10. An Essential, Yet Evolving, Tool for Sustainable Sourcing
The answer to “Is recycled yarn more eco-friendly?” is a qualified yes, in most measurable impact categories. It represents a crucial, immediate step away from the linear “take-make-dispose” model, offering substantial reductions in energy, emissions, water use, and waste. However, it is not a silver bullet. The microfiber issue persists, and quality challenges require technical navigation. For procurement professionals, recycled yarns—particularly those with high, certified post-consumer content—are a powerful and responsible default choice for a wide range of applications. By sourcing them intelligently, with eyes open to both benefits and limitations, you drive the industry toward a more circular and less resource-intensive future.
11. Frequently Asked Questions (FAQ)
- Q: Does recycled polyester (rPET) shed more microfibers than virgin polyester?
A: No, the shedding rate is fundamentally linked to the fiber’s physical structure (length, fineness, fabric construction), not its recycled origin. rPET and virgin PET of the same specification shed comparably. - Q: Can recycled yarn achieve the same brightness and color vibrancy as virgin?
A: For synthetics, yes, especially through masterbatch pigmentation or solution dyeing. For recycled cotton, colors are often naturally muted (heather greys, pastels) due to the mix of input colors, which is marketed as an aesthetic asset. Bright whites require bleaching. - Q: Is recycled yarn always more expensive than virgin?
A: Not always. Economics of scale, oil prices, and waste stream costs are shifting. rPET is often cost-competitive with virgin PET. Recycled cotton can be more expensive due to collection and sorting costs but is less volatile than virgin cotton prices. - Q: How many times can a plastic bottle be recycled into yarn?
A: Mechanically, PET can typically be recycled 4-6 times before polymer degradation affects quality. Each cycle shortens chains. Chemical recycling can produce “like-virgin” quality, theoretically allowing infinite recycling. - Q: What is the difference between “recycled” and “regenerated” fibers like lyocell?
A: “Recycled” uses existing man-made waste (plastic, old clothes). “Regenerated” like lyocell or viscose starts with a natural raw material (wood pulp) dissolved and extruded into new fiber. Both are sustainable but follow different circular models. - Q: Is it better to use rPET from bottles or from old clothes?
A: Textile-to-textile is the ideal long-term goal as it closes the loop on fashion waste. Bottle-to-fiber is an excellent diversion of plastic waste but can be seen as a “one-way” shift from packaging to textiles. - Q: Does using recycled yarn qualify a product for “circular” claims?
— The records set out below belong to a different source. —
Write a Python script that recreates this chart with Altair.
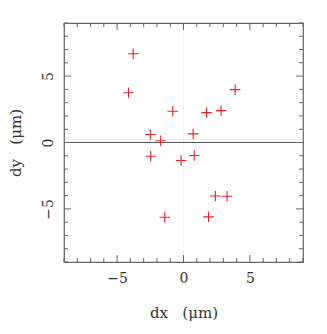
import altair as alt
import pandas as pd

dx = [-3.79, -4.14, 3.89, -0.81, 1.74, 2.83, -2.50, 0.73, -1.72, -2.47, 0.81, -0.18, 2.40, 3.28, -1.41, 1.89]
dy = [6.68, 3.75, 3.98, 2.35, 2.25, 2.40, 0.60, 0.65, 0.13, -1.03, -0.98, -1.35, -4.03, -4.05, -5.63, -5.60]
major_ticks = [-5, 0, 5]
minor_ticks = [-9, -8, -7, -6, -4, -3, -2, -1, 1, 2, 3, 4, 6, 7, 8, 9]

W, H = 239, 239
FONT = "DejaVu Serif"
GRAY = "#666666"
SP = "\u00a0\u00a0\u00a0"

pts = pd.DataFrame({"dx": dx, "dy": dy})
maj = pd.DataFrame({"v": major_ticks})
mino = pd.DataFrame({"v": minor_ticks})

xs = alt.Scale(domain=[-9, 9], nice=False, zero=False)
ys = alt.Scale(domain=[-9, 9], nice=False, zero=False)

xaxis = alt.Axis(values=major_ticks, ticks=False, domain=False, grid=False,
                 labelFont=FONT, labelFontSize=14, labelColor="#333", labelPadding=9,
                 title="dx" + SP + "(μm)", titleFont=FONT, titleFontSize=15, titleFontWeight="normal",
                 titleColor="#333", titlePadding=20,
                 labelExpr="datum.value < 0 ? '−' + abs(datum.value) : datum.label")
yaxis = alt.Axis(values=major_ticks, ticks=False, domain=False, grid=False,
                 labelFont=FONT, labelFontSize=14, labelColor="#333", labelPadding=9,
                 labelAngle=270, labelAlign="center", labelBaseline="bottom",
                 title="dy" + SP + "(μm)", titleFont=FONT, titleFontSize=15, titleFontWeight="normal",
                 titleColor="#333", titlePadding=18,
                 labelExpr="datum.value < 0 ? '−' + abs(datum.value) : datum.label")

points = alt.Chart(pts).mark_point(shape="M-1,0L1,0M0,-1L0,1", filled=False, color="#e8202a",
                                   size=110, strokeWidth=1.1, opacity=1).encode(
    x=alt.X("dx:Q", scale=xs, axis=xaxis),
    y=alt.Y("dy:Q", scale=ys, axis=yaxis),
)

zero_h = alt.Chart(pd.DataFrame({"v": [0]})).mark_rule(color="#555555", strokeWidth=1).encode(
    y=alt.Y("v:Q", scale=ys))
zero_v = alt.Chart(pd.DataFrame({"v": [0]})).mark_rule(color="#f2f2f2", strokeWidth=1).encode(
    x=alt.X("v:Q", scale=xs))

def xticks(df, L):
    b = alt.Chart(df).mark_rule(color=GRAY, strokeWidth=1).encode(
        x=alt.X("v:Q", scale=xs), y=alt.value(H), y2=alt.value(H - L))
    t = alt.Chart(df).mark_rule(color=GRAY, strokeWidth=1).encode(
        x=alt.X("v:Q", scale=xs), y=alt.value(0), y2=alt.value(L))
    return [b, t]

def yticks(df, L):
    l = alt.Chart(df).mark_rule(color=GRAY, strokeWidth=1).encode(
        y=alt.Y("v:Q", scale=ys), x=alt.value(0), x2=alt.value(L))
    r = alt.Chart(df).mark_rule(color=GRAY, strokeWidth=1).encode(
        y=alt.Y("v:Q", scale=ys), x=alt.value(W), x2=alt.value(W - L))
    return [l, r]

layers = [zero_v, zero_h] + xticks(mino, 4) + xticks(maj, 7) + yticks(mino, 4) + yticks(maj, 7) + [points]

chart = alt.layer(*layers).properties(
    width=W, height=H,
    autosize=alt.AutoSizeParams(type="none"),
    padding={"left": 56, "top": 15, "right": 16, "bottom": 64},
).configure_view(stroke=GRAY, strokeWidth=1.2)

chart.save("out.html", embed_options={"renderer": "svg", "actions": False})
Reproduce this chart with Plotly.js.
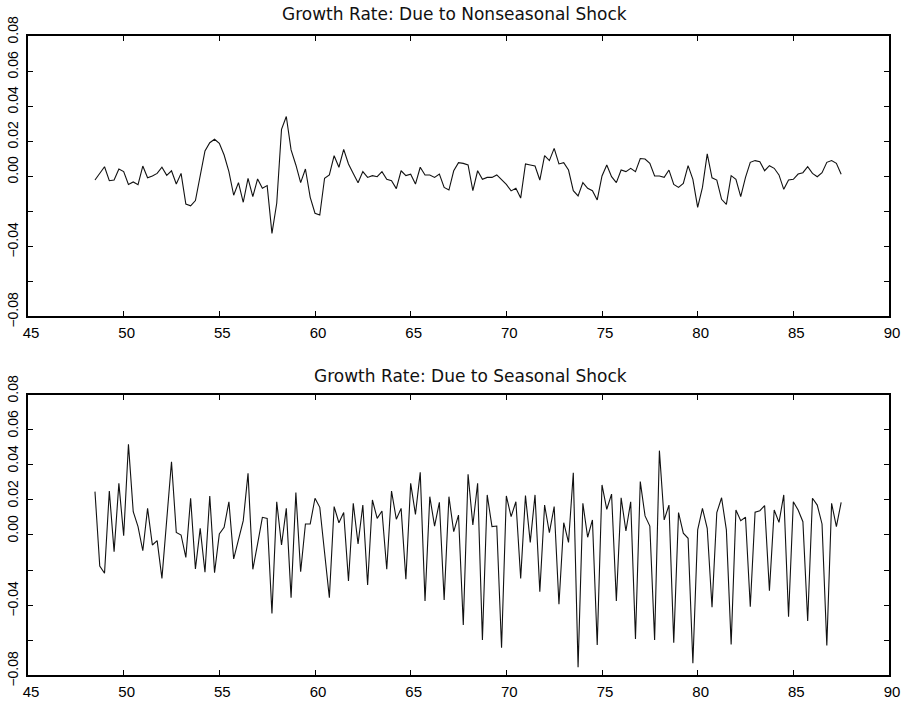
<!DOCTYPE html>
<html>
<head>
<meta charset="utf-8">
<script src="https://cdn.plot.ly/plotly-3.0.1.min.js"></script>
<style>
html,body{margin:0;padding:0;background:#fff;}
#chart{width:903px;height:702px;}
</style>
</head>
<body>
<div id="chart"></div>
<script>
// Quarterly observations, first at 1948.5, one every quarter year
const startYear = 48.5;
const stepYear = 0.25;

const nonseasonal = [
 -0.0023, 0.0015, 0.0053, -0.0027, -0.0023, 0.0040, 0.0025, -0.0048, -0.0034, -0.0050,
  0.0057, -0.0010, 0.0000, 0.0015, 0.0050, 0.0004, 0.0030, -0.0046, 0.0015, -0.0160,
 -0.0170, -0.0140, -0.0008, 0.0143, 0.0190, 0.0210, 0.0187, 0.0120, 0.0025, -0.0110,
 -0.0038, -0.0150, -0.0013, -0.0118, -0.0017, -0.0070, -0.0055, -0.0328, -0.0156, 0.0267,
  0.0340, 0.0149, 0.0063, -0.0038, 0.0040, -0.0122, -0.0213, -0.0223, -0.0013, 0.0006,
  0.0116, 0.0050, 0.0152, 0.0069, 0.0015, -0.0038, 0.0025, -0.0008, 0.0002, -0.0004,
  0.0025, -0.0019, -0.0027, -0.0072, 0.0030, 0.0002, 0.0010, -0.0046, 0.0050, 0.0006,
  0.0006, -0.0008, 0.0011, -0.0065, -0.0080, 0.0030, 0.0076, 0.0072, 0.0063, -0.0084,
  0.0030, -0.0019, -0.0008, -0.0008, 0.0006, -0.0019, -0.0048, -0.0085, -0.0070, -0.0126,
  0.0069, 0.0063, 0.0057, -0.0023, 0.0116, 0.0088, 0.0158, 0.0069, 0.0076, 0.0034,
 -0.0084, -0.0114, -0.0038, -0.0070, -0.0084, -0.0137, 0.0000, 0.0063, -0.0004, -0.0038,
  0.0034, 0.0025, 0.0044, 0.0025, 0.0100, 0.0097, 0.0072, 0.0000, 0.0000, -0.0008,
  0.0034, -0.0048, -0.0065, -0.0042, 0.0059, -0.0019, -0.0179, -0.0065, 0.0126, -0.0010,
 -0.0023, -0.0133, -0.0162, 0.0002, -0.0019, -0.0118, -0.0008, 0.0078, 0.0088, 0.0082,
  0.0030, 0.0059, 0.0044, 0.0006, -0.0076, -0.0023, -0.0019, 0.0011, 0.0019, 0.0053,
  0.0015, -0.0004, 0.0019, 0.0078, 0.0088, 0.0072, 0.0010
];

const seasonal = [
  0.0248, -0.0177, -0.0219, 0.0251, -0.0095, 0.0295, -0.0004, 0.0518, 0.0133, 0.0048,
 -0.0090, 0.0152, -0.0057, -0.0032, -0.0248, 0.0080, 0.0419, 0.0015, 0.0000, -0.0128,
  0.0210, -0.0194, 0.0038, -0.0213, 0.0223, -0.0215, 0.0006, 0.0044, 0.0190, -0.0137,
 -0.0029, 0.0082, 0.0352, -0.0196, -0.0051, 0.0101, 0.0095, -0.0448, 0.0190, -0.0057,
  0.0152, -0.0358, 0.0242, -0.0210, 0.0063, 0.0063, 0.0210, 0.0158, -0.0100, -0.0358,
  0.0162, 0.0070, 0.0128, -0.0263, 0.0181, -0.0051, 0.0171, -0.0286, 0.0200, 0.0095,
  0.0137, -0.0196, 0.0251, 0.0090, 0.0152, -0.0253, 0.0295, 0.0118, 0.0358, -0.0377,
  0.0219, 0.0051, 0.0187, -0.0371, 0.0219, 0.0019, 0.0114, -0.0514, 0.0347, 0.0057,
  0.0295, -0.0600, 0.0229, 0.0048, 0.0051, -0.0644, 0.0223, 0.0105, 0.0190, -0.0248,
  0.0225, -0.0042, 0.0229, -0.0324, 0.0171, 0.0013, 0.0162, -0.0396, 0.0070, -0.0042,
  0.0356, -0.0756, 0.0181, -0.0013, 0.0086, -0.0629, 0.0286, 0.0147, 0.0234, -0.0377,
  0.0213, 0.0023, 0.0190, -0.0594, 0.0305, 0.0109, 0.0051, -0.0600, 0.0482, 0.0086,
  0.0171, -0.0615, 0.0128, 0.0010, -0.0019, -0.0733, 0.0029, 0.0152, 0.0038, -0.0413,
  0.0128, 0.0213, 0.0029, -0.0625, 0.0143, 0.0082, 0.0101, -0.0410, 0.0130, 0.0139,
  0.0168, -0.0318, 0.0143, 0.0072, 0.0229, -0.0467, 0.0190, 0.0143, 0.0076, -0.0491,
  0.0210, 0.0171, 0.0063, -0.0632, 0.0181, 0.0048, 0.0187
];

const titles = ["Growth Rate: Due to Nonseasonal Shock", "Growth Rate: Due to Seasonal Shock"];
const xTickVals = [45, 50, 55, 60, 65, 70, 75, 80, 85, 90];
const yTickVals = [-0.08, -0.06, -0.04, -0.02, 0.00, 0.02, 0.04, 0.06, 0.08];
const yTickText = ["\u22120.08", "", "\u22120.04", "", "0.00", "0.02", "0.04", "0.06", "0.08"];

const lineStyle = {color: '#111111', width: 1.1};

const data = [
  {type: 'scatter', mode: 'lines', x0: startYear, dx: stepYear, y: nonseasonal,
   line: lineStyle, xaxis: 'x', yaxis: 'y', hoverinfo: 'skip'},
  {type: 'scatter', mode: 'lines', x0: startYear, dx: stepYear, y: seasonal,
   line: lineStyle, xaxis: 'x2', yaxis: 'y2', hoverinfo: 'skip'}
];

function xAxis(anchor) {
  return {
    anchor: anchor, domain: [0, 1], range: [45, 90],
    tickmode: 'array', tickvals: xTickVals, ticktext: xTickVals.map(String),
    ticks: 'inside', ticklen: 5, tickwidth: 1, tickcolor: '#000',
    showline: true, linewidth: 2, linecolor: '#000', mirror: 'ticks',
    showgrid: false, zeroline: false,
    tickfont: {family: 'Liberation Sans, Arial, sans-serif', size: 15, color: '#000'},
    ticklabelshift: 3, ticklabelstandoff: 2
  };
}
function yAxis(anchor, domain) {
  return {
    anchor: anchor, domain: domain, range: [-0.08, 0.08],
    tickmode: 'array', tickvals: yTickVals, ticktext: yTickText,
    ticks: 'inside', ticklen: 5, tickwidth: 1, tickcolor: '#000',
    showline: true, linewidth: 2, linecolor: '#000', mirror: 'ticks',
    showgrid: false, zeroline: false, tickangle: -90,
    tickfont: {family: 'Liberation Sans, Arial, sans-serif', size: 14, color: '#000'},
    ticklabelshift: -4, ticklabelstandoff: 2
  };
}

const layout = {
  width: 903, height: 702,
  margin: {l: 28, r: 14, t: 36, b: 27, pad: 0},
  paper_bgcolor: '#fff', plot_bgcolor: '#fff',
  showlegend: false,
  xaxis: xAxis('y'),
  yaxis: yAxis('x', [0.5618, 1]),
  xaxis2: xAxis('y2'),
  yaxis2: yAxis('x2', [0, 0.4382]),
  annotations: [
    {text: titles[0], xref: 'paper', yref: 'paper', x: 0.698, y: 1.0344,
     xanchor: 'right', yanchor: 'middle', showarrow: false,
     font: {family: 'DejaVu Sans, sans-serif', size: 17, color: '#111'}},
    {text: titles[1], xref: 'paper', yref: 'paper', x: 0.698, y: 0.468,
     xanchor: 'right', yanchor: 'middle', showarrow: false,
     font: {family: 'DejaVu Sans, sans-serif', size: 17, color: '#111'}}
  ]
};

Plotly.newPlot('chart', data, layout, {staticPlot: true, displayModeBar: false});
</script>
</body>
</html>
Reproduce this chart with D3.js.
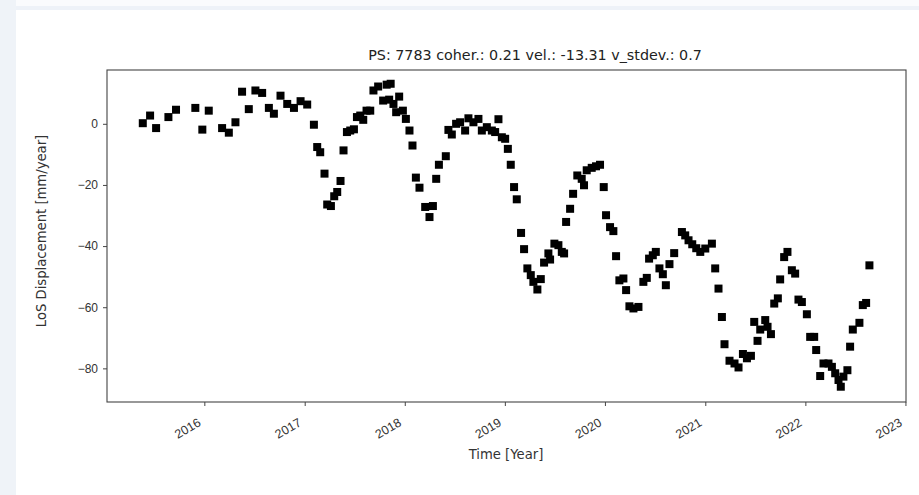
<!DOCTYPE html>
<html>
<head>
<meta charset="utf-8">
<script src="https://cdn.jsdelivr.net/npm/d3@7"></script>
<style>
  body { margin: 0; background: #fff; }
  svg { display: block; font-family: "DejaVu Sans", sans-serif; }
</style>
</head>
<body>
<svg id="chart" width="919" height="495"></svg>
<script>
'use strict'

// decimal years of each acquisition
const times = [
  2015.385, 2015.458, 2015.518, 2015.641, 2015.717, 2015.910, 2015.980, 2016.044,
  2016.177, 2016.244, 2016.310, 2016.376, 2016.443, 2016.509, 2016.576, 2016.643,
  2016.693, 2016.759, 2016.826, 2016.893, 2016.959, 2017.025, 2017.092, 2017.125,
  2017.155, 2017.198, 2017.225, 2017.262, 2017.295, 2017.325, 2017.358, 2017.388,
  2017.422, 2017.455, 2017.492, 2017.522, 2017.555, 2017.585, 2017.618, 2017.655,
  2017.687, 2017.734, 2017.784, 2017.819, 2017.844, 2017.859, 2017.887, 2017.914,
  2017.944, 2017.981, 2018.011, 2018.047, 2018.077, 2018.111, 2018.147, 2018.204,
  2018.247, 2018.281, 2018.314, 2018.341, 2018.410, 2018.436, 2018.470, 2018.513,
  2018.553, 2018.603, 2018.636, 2018.686, 2018.736, 2018.770, 2018.820, 2018.870,
  2018.903, 2018.936, 2018.970, 2019.003, 2019.030, 2019.059, 2019.092, 2019.119,
  2019.162, 2019.192, 2019.225, 2019.259, 2019.285, 2019.325, 2019.359, 2019.392,
  2019.435, 2019.452, 2019.495, 2019.535, 2019.569, 2019.592, 2019.612, 2019.652,
  2019.682, 2019.724, 2019.768, 2019.791, 2019.818, 2019.868, 2019.911, 2019.951,
  2019.988, 2020.011, 2020.051, 2020.084, 2020.111, 2020.144, 2020.184, 2020.211,
  2020.244, 2020.284, 2020.334, 2020.383, 2020.417, 2020.440, 2020.477, 2020.507,
  2020.543, 2020.577, 2020.607, 2020.643, 2020.690, 2020.767, 2020.800, 2020.833,
  2020.870, 2020.910, 2020.950, 2021.000, 2021.066, 2021.099, 2021.132, 2021.166,
  2021.192, 2021.242, 2021.292, 2021.332, 2021.376, 2021.416, 2021.456, 2021.489,
  2021.522, 2021.549, 2021.599, 2021.622, 2021.656, 2021.689, 2021.725, 2021.748,
  2021.788, 2021.821, 2021.865, 2021.898, 2021.931, 2021.965, 2022.015, 2022.048,
  2022.088, 2022.108, 2022.148, 2022.181, 2022.231, 2022.265, 2022.298, 2022.331,
  2022.354, 2022.380, 2022.420, 2022.447, 2022.474, 2022.540, 2022.574, 2022.607,
  2022.640
]

// LoS displacement [mm/year]
const disp = [
  0.2, 2.7, -1.4, 2.2, 4.6, 5.2, -1.9, 4.3,
  -1.4, -2.9, 0.5, 10.5, 4.8, 10.9, 10.1, 5.2,
  3.3, 9.2, 6.5, 5.2, 7.4, 6.3, -0.3, -7.6,
  -9.3, -16.3, -26.4, -26.9, -23.7, -22.3, -18.7, -8.7,
  -2.7, -2.2, -1.8, 2.2, 2.7, 1.3, 4.3, 4.3,
  10.9, 12.2, 7.6, 12.8, 7.9, 13.1, 6.5, 3.8,
  8.9, 4.3, 1.6, -2.2, -7.1, -17.6, -20.9, -27.2,
  -30.5, -26.9, -18.0, -13.4, -10.6, -2.0, -3.5, 0.0,
  0.5, -2.2, 1.8, 0.5, 1.6, -2.2, -1.1, -2.2,
  -2.7, 1.5, -4.4, -4.9, -8.2, -13.4, -20.7, -24.7,
  -35.7, -41.0, -47.3, -49.5, -51.7, -54.2, -50.8, -45.4,
  -42.4, -44.4, -39.2, -39.7, -41.9, -42.4, -32.1, -27.8,
  -22.9, -16.9, -18.0, -20.1, -15.2, -14.4, -13.9, -13.4,
  -20.7, -29.9, -33.8, -35.1, -43.3, -51.2, -50.6, -54.4,
  -59.7, -60.4, -59.9, -51.7, -50.4, -44.1, -43.0, -41.9,
  -47.3, -49.2, -52.8, -45.9, -42.3, -35.4, -36.5, -38.1,
  -39.4, -40.7, -41.9, -40.8, -39.2, -47.3, -53.9, -63.2,
  -72.1, -77.5, -78.4, -79.7, -75.3, -76.7, -75.9, -64.8,
  -71.0, -67.3, -64.2, -66.4, -68.8, -58.8, -57.1, -50.9,
  -43.6, -41.9, -47.9, -49.0, -57.5, -58.3, -62.3, -69.7,
  -69.7, -74.0, -82.5, -78.4, -78.4, -79.5, -81.6, -83.8,
  -86.0, -82.7, -80.6, -72.9, -67.3, -65.1, -59.3, -58.6,
  -46.3
]

const yearTicks = [2016, 2017, 2018, 2019, 2020, 2021, 2022, 2023]
const dispTicks = [0, -20, -40, -60, -80]

const titleText = 'PS: 7783 coher.: 0.21 vel.: -13.31 v_stdev.: 0.7'
const xLabel = 'Time [Year]'
const yLabel = 'LoS Displacement [mm/year]'

function yearToDate(y){
	let yr = Math.floor(y)
	let start = Date.UTC(yr, 0, 1)
	let end = Date.UTC(yr + 1, 0, 1)
	return new Date(start + (y - yr) * (end - start))
}

const svg = d3.select('#chart')

// page chrome round the figure
svg.append('rect').attr('x', 0).attr('y', 0).attr('width', 919).attr('height', 6).attr('fill', '#fafbfd')
svg.append('rect').attr('x', 0).attr('y', 6).attr('width', 919).attr('height', 4).attr('fill', '#eef2f8')
svg.append('rect').attr('x', 0).attr('y', 0).attr('width', 16).attr('height', 495).attr('fill', '#eff3f8')

const margin = {left: 107, right: 906, top: 70, bottom: 402}

const x = d3.scaleUtc()
	.domain([new Date(Date.UTC(2015, 0, 11)), new Date(Date.UTC(2023, 0, 3))])
	.range([margin.left, margin.right])

const y = d3.scaleLinear()
	.domain([-91, 17.6])
	.range([margin.bottom, margin.top])

const data = times.map(function(t, i){
	return {t: yearToDate(t), v: disp[i]}
})

// points
const size = 8
svg.append('g')
	.selectAll('rect')
	.data(data)
	.join('rect')
	.attr('x', d => x(d.t) - size / 2)
	.attr('y', d => y(d.v) - size / 2)
	.attr('width', size)
	.attr('height', size)
	.attr('fill', '#000')

// x axis
const xAxis = svg.append('g')
	.attr('transform', 'translate(0,' + margin.bottom + ')')
	.call(d3.axisBottom(x)
		.tickValues(yearTicks.map(yr => new Date(Date.UTC(yr, 0, 1))))
		.tickFormat(d3.utcFormat('%Y'))
		.tickSize(4)
		.tickSizeOuter(0))
xAxis.select('.domain').remove()
xAxis.selectAll('.tick line').attr('stroke', '#444')
xAxis.selectAll('.tick text')
	.attr('font-size', 12.5)
	.attr('fill', '#333')
	.attr('text-anchor', 'end')
	.attr('y', 0)
	.attr('dy', 0)
	.attr('transform', 'translate(-3,23) rotate(-30)')

// y axis
const yAxis = svg.append('g')
	.attr('transform', 'translate(' + margin.left + ',0)')
	.call(d3.axisLeft(y)
		.tickValues(dispTicks)
		.tickFormat(d => d < 0 ? '\u2212' + Math.abs(d) : d)
		.tickSize(4)
		.tickPadding(5)
		.tickSizeOuter(0))
yAxis.select('.domain').remove()
yAxis.selectAll('.tick line').attr('stroke', '#444')
yAxis.selectAll('.tick text')
	.attr('font-size', 12)
	.attr('fill', '#333')

// frame
svg.append('rect')
	.attr('x', margin.left)
	.attr('y', margin.top)
	.attr('width', margin.right - margin.left)
	.attr('height', margin.bottom - margin.top)
	.attr('fill', 'none')
	.attr('stroke', '#444')
	.attr('stroke-width', 1.1)

// texts
svg.append('text')
	.attr('x', 535)
	.attr('y', 60)
	.attr('text-anchor', 'middle')
	.attr('font-size', 14.3)
	.attr('fill', '#222')
	.text(titleText)

svg.append('text')
	.attr('x', 506)
	.attr('y', 459)
	.attr('text-anchor', 'middle')
	.attr('font-size', 13.2)
	.attr('fill', '#333')
	.text(xLabel)

svg.append('text')
	.attr('transform', 'translate(46,231) rotate(-90)')
	.attr('text-anchor', 'middle')
	.attr('font-size', 13.2)
	.attr('fill', '#333')
	.text(yLabel)
</script>
</body>
</html>
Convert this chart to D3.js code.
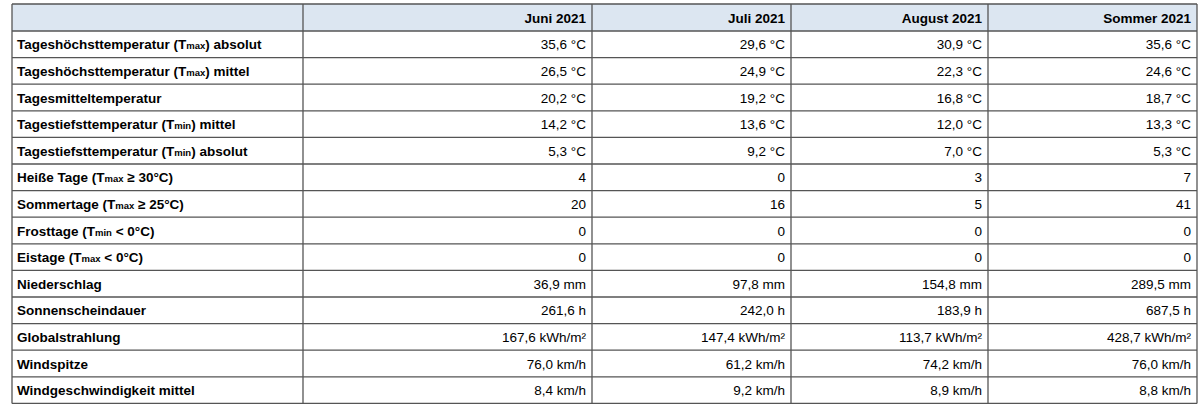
<!DOCTYPE html><html><head><meta charset="utf-8">
<script src="https://cdn.jsdelivr.net/npm/d3@7"></script>
<style>body{margin:0;background:#fff}</style></head><body><svg id="c" width="1200" height="408"></svg>
<script>
const columns=["Juni 2021","Juli 2021","August 2021","Sommer 2021"];
const rowLabels=[["Tageshöchsttemperatur (T","max",") absolut"],["Tageshöchsttemperatur (T","max",") mittel"],["Tagesmitteltemperatur"],["Tagestiefsttemperatur (T","min",") mittel"],["Tagestiefsttemperatur (T","min",") absolut"],["Heiße Tage (T","max"," ≥ 30°C)"],["Sommertage (T","max"," ≥ 25°C)"],["Frosttage (T","min"," < 0°C)"],["Eistage (T","max"," < 0°C)"],["Niederschlag"],["Sonnenscheindauer"],["Globalstrahlung"],["Windspitze"],["Windgeschwindigkeit mittel"]];
const juni=["35,6 °C","26,5 °C","20,2 °C","14,2 °C","5,3 °C","4","20","0","0","36,9 mm","261,6 h","167,6 kWh/m²","76,0 km/h","8,4 km/h"];
const juli=["29,6 °C","24,9 °C","19,2 °C","13,6 °C","9,2 °C","0","16","0","0","97,8 mm","242,0 h","147,4 kWh/m²","61,2 km/h","9,2 km/h"];
const august=["30,9 °C","22,3 °C","16,8 °C","12,0 °C","7,0 °C","3","5","0","0","154,8 mm","183,9 h","113,7 kWh/m²","74,2 km/h","8,9 km/h"];
const sommer=["35,6 °C","24,6 °C","18,7 °C","13,3 °C","5,3 °C","7","41","0","0","289,5 mm","687,5 h","428,7 kWh/m²","76,0 km/h","8,8 km/h"];
const vals=[juni,juli,august,sommer];
const svg=d3.select("#c");
const edges=[12,303,592,791,988,1197];
const y0=4,hh=27,rh=26.6;
const y=i=>y0+hh+i*rh;
const bottom=y(rowLabels.length);
svg.append("rect").attr("x",edges[0]).attr("y",y0).attr("width",edges[5]-edges[0]).attr("height",hh).attr("fill","#dce6f1");
const f="Liberation Sans, Arial, sans-serif";
columns.forEach((c,j)=>svg.append("text").attr("x",edges[j+2]-6).attr("y",y0+hh/2+5).attr("text-anchor","end").attr("font-family",f).attr("font-size",13.5).attr("font-weight","bold").attr("fill","#000").text(c));
rowLabels.forEach((l,i)=>{
  const t=svg.append("text").attr("x",edges[0]+5).attr("y",y(i)+rh/2+5).attr("font-family",f).attr("font-size",13.5).attr("font-weight","bold").attr("fill","#000");
  t.append("tspan").text(l[0]);
  if(l[1]){t.append("tspan").attr("font-size",9.5).text(l[1]);t.append("tspan").attr("font-size",13.5).text(l[2]);}
  vals.forEach((v,j)=>svg.append("text").attr("x",edges[j+2]-6).attr("y",y(i)+rh/2+5).attr("text-anchor","end").attr("font-family",f).attr("font-size",13.5).attr("fill","#000").text(v[i]));
});
const g=svg.append("g").attr("stroke","#555").attr("stroke-width",1.3);
for(let i=0;i<=rowLabels.length;i++) g.append("line").attr("x1",edges[0]).attr("x2",edges[5]).attr("y1",y(i)).attr("y2",y(i));
g.append("line").attr("x1",edges[0]).attr("x2",edges[5]).attr("y1",y0).attr("y2",y0);
edges.forEach(x=>g.append("line").attr("x1",x).attr("x2",x).attr("y1",y0).attr("y2",bottom));
</script></body></html>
A: It is a major component, but true circularity also requires designing for durability, repairability, and end-of-life recyclability. Recycled content is a key input into a circular system. - Q: Are there performance tests specific to recycled yarns?
A: Standard textile tests apply (tenacity, elongation, uniformity). Additionally, suppliers should provide certification for content (GRS) and chemical safety (OEKO-TEX). Specific tests for color consistency may be needed due to input stream variation. - Q: Can recycled yarns be certified organic?
A: For plant-based fibers like cotton, if the original waste material was certified organic and the recycling process meets GOTS processing criteria, the output can be GOTS-certified as “recycled organic.” - Q: What’s the single biggest environmental win when switching to recycled yarn?
A: Waste Diversion and Resource Conservation. Preventing plastic from entering ecosystems and avoiding the environmental costs of virgin resource extraction (mining, drilling, farming) are the most direct and impactful benefits.